L'Écume des jours : Amour noir
Scène

L’Écume des jours : Amour noir

L’Écume des jours constitue un premier effort honorable pour le Collectif Ikaria.

Pour donner le coup d’envoi à leur compagnie, de jeunes diplômés de l’UQAM se sont lancés dans une adaptation théâtrale du plus célèbre roman de Boris Vian. Saluons d’entrée de jeu l’audace, pour ne pas dire la témérité, dont fait preuve le Collectif Ikaria en se mesurant à une œuvre aussi mythique que L’Écume des jours.

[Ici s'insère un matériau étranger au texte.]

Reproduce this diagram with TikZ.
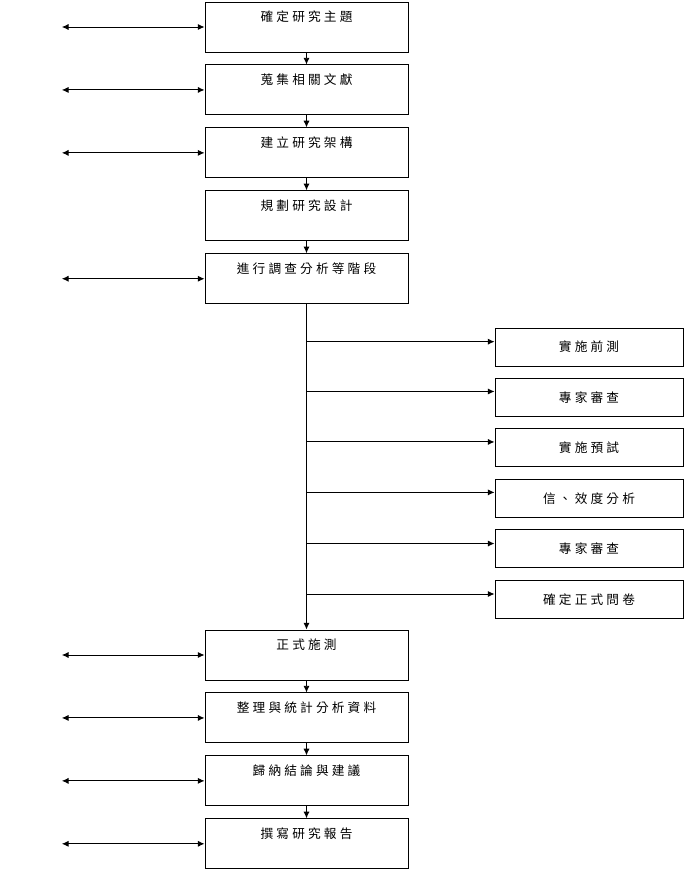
\documentclass[tikz,border=0pt]{standalone}
\usepackage{fontspec}
\newfontfamily\cjk{Noto Sans CJK TC}[LetterSpace=25]
\usetikzlibrary{arrows.meta, positioning}

\begin{document}
\begin{tikzpicture}[x=0.75pt, y=-0.75pt, node distance=9pt, line width=0.7pt,
  >={Latex[length=5pt,width=4.6pt]},
  stage/.style={draw, minimum width=152.25pt, minimum height=37.5pt, inner sep=0pt,
    text depth=16pt, font=\cjk\fontsize{9.5}{11}\selectfont},
  sub/.style={draw, minimum width=141pt, minimum height=28.5pt, inner sep=0pt,
    font=\cjk\fontsize{9.5}{11}\selectfont}]
  \useasboundingbox (0,0) rectangle (687,872);

  \node [stage] (topic) at (306.5,27) {確定研究主題};
  \node [stage, below=of topic] (lit) {蒐集相關文獻};
  \node [stage, below=of lit] (frame) {建立研究架構};
  \node [stage, below=of frame] (plan) {規劃研究設計};
  \node [stage, below=of plan] (survey) {進行調查分析等階段};

  \node [sub] (pre) at (589,347) {實施前測};
  \node [sub, below=8.65pt of pre] (exp1) {專家審查};
  \node [sub, below=8.65pt of exp1] (pilot) {實施預試};
  \node [sub, below=8.65pt of pilot] (valid) {信、效度分析};
  \node [sub, below=8.65pt of valid] (exp2) {專家審查};
  \node [sub, below=8.65pt of exp2] (final) {確定正式問卷};

  \node [stage] (formal) at (306.5,655) {正式施測};
  \node [stage, below=of formal] (stats) {整理與統計分析資料};
  \node [stage, below=of stats] (concl) {歸納結論與建議};
  \node [stage, below=of concl] (report) {撰寫研究報告};

  \draw [->] (topic) -- (lit);
  \draw [->] (lit) -- (frame);
  \draw [->] (frame) -- (plan);
  \draw [->] (plan) -- (survey);
  \draw [->] (survey) -- (formal);
  \draw [->] (formal) -- (stats);
  \draw [->] (stats) -- (concl);
  \draw [->] (concl) -- (report);

  \coordinate (b1) at ([yshift=4pt]pre.west);
  \coordinate (b2) at ([yshift=4.5pt]exp1.west);
  \coordinate (b3) at ([yshift=4.5pt]pilot.west);
  \coordinate (b4) at ([yshift=4.5pt]valid.west);
  \coordinate (b5) at ([yshift=4pt]exp2.west);
  \coordinate (b6) at ([yshift=4pt]final.west);
  \draw [->] (survey.south |- b1) -- (b1);
  \draw [->] (survey.south |- b2) -- (b2);
  \draw [->] (survey.south |- b3) -- (b3);
  \draw [->] (survey.south |- b4) -- (b4);
  \draw [->] (survey.south |- b5) -- (b5);
  \draw [->] (survey.south |- b6) -- (b6);

  \coordinate (e1) at ([xshift=-107pt]topic.west);
  \coordinate (e2) at ([xshift=-107pt]lit.west);
  \coordinate (e3) at ([xshift=-107pt]frame.west);
  \coordinate (e4) at ([xshift=-107pt]survey.west);
  \coordinate (e5) at ([xshift=-107pt]formal.west);
  \coordinate (e6) at ([xshift=-107pt]stats.west);
  \coordinate (e7) at ([xshift=-107pt]concl.west);
  \coordinate (e8) at ([xshift=-107pt]report.west);
  \draw [<->] (e1) -- (topic);
  \draw [<->] (e2) -- (lit);
  \draw [<->] (e3) -- (frame);
  \draw [<->] (e4) -- (survey);
  \draw [<->] (e5) -- (formal);
  \draw [<->] (e6) -- (stats);
  \draw [<->] (e7) -- (concl);
  \draw [<->] (e8) -- (report);
\end{tikzpicture}
\end{document}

De la candeur juvénile à la lubricité irrévérencieuse, la mise en scène d’Alain Fournier traduit habilement les divers registres du texte. Empruntant à la comédie musicale, la première portion de la soirée donne notamment lieu à des chorégraphies exécutées en patins à roulettes. Les costumes de Julie Desrosiers et la musique de David Fafard contribuent également à recréer cette ambiance débridée des années 50. Bien que les airs de La Nouvelle-Orléans y occupent une place de choix, la pièce manque parfois de rythme. Une lacune qu’on ne peut imputer à l’adaptation sans maladresse de Fannie Bellefeuille, pas plus qu’aux amusantes "inventions" de Marie-Eve Pageau (scénographie) et Julie-Anne Parenteau-Comfort (éclairages). D’une affriolante exubérance, la représentation s’apparente à un manège que certains membres de la distribution ont peine à rattraper. À ce chapitre, les figures centrales de Colin (Pierre-Olivier Champagne), Chloé (Christine Pinard) et Nicolas (Alexandre Leroux) sont incarnées avec bien peu de conviction. En contrepartie, les différents personnages de Philippe Cyr (dont Jean-Sol Partre) réjouissent, tout comme ceux que défend avec zèle le prometteur Gilles Poulin-Denis.

Éducation sentimentale aux accents tragiques, ode à l’insouciance jazzée de la jeunesse, L’Écume des jours constitue le creuset d’un imaginaire sans comparaison dans la littérature française du 20e siècle. Paru en 1947, ce roman d’amour contemporain (le plus poignant, selon Queneau) cristallise toutes les préoccupations de l’écrivain mort en 1959. L’œuvre ayant laissé bien peu de lecteurs indifférents à son insaisissable charme, le Collectif Ikaria prenait tout un risque en s’y attaquant. Bien que le pari ne soit pas pleinement relevé, la représentation parvient à inciter le spectateur, ce qui n’est pas négligeable, à lire ou relire le chef-d’œuvre à sa source.